Learning deep embedding with mini-cluster loss for person re-identification

Recently, the triplet loss is commonly used in many deep person re-identification (ReID) frameworks to learn an embedding space in which similar data points are close and dissimilar data points are far away. However, the triplet loss simply focuses on the relative orders of points. This may lead to a relatively large intra-class variance and then a weak generalization capacity on the test set. In this paper, we propose a mini-cluster loss, which regards images belonging to the same identity as a mini-cluster and treats them as a whole during the training instead of considering them separately. For each mini-cluster in a batch, we define the largest distance between points in a mini-cluster as its inner divergence and the shortest distance with outer points as its outer divergence. By constraining the outer divergence larger than the inner divergence, our framework with the mini-cluster loss achieves the more compact mini-clusters while keeping the diversity distributions of the classes. As a result, a better generalization ability and a higher performance can be obtained.

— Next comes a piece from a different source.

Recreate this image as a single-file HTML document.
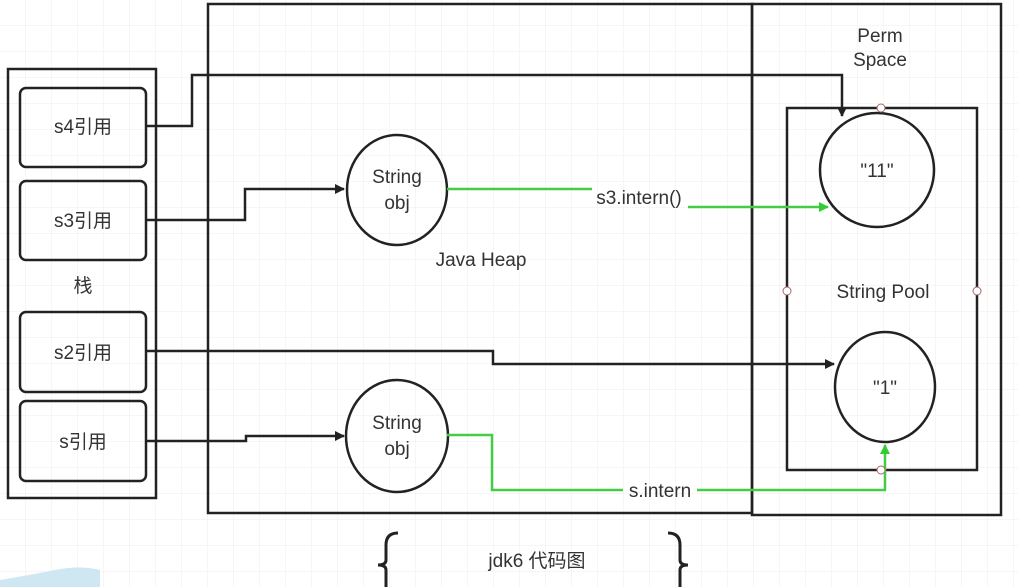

In the extensive experiments, our proposed framework achieves a state-of-the-art performance on two large-scale person ReID datasets (Market1501, DukeMTMC-reID) which clearly demonstrates its effectiveness. Specifically, 72.44% mAP and 87.05% rank-1 score are achieved on the Market1501 dataset with single query setting, 78.17% mAP and 91.05% rank-1 score with multiply query setting, and on the DukeMTMC-reID dataset, 60.19% mAP and 77.20% rank-1 score are obtained.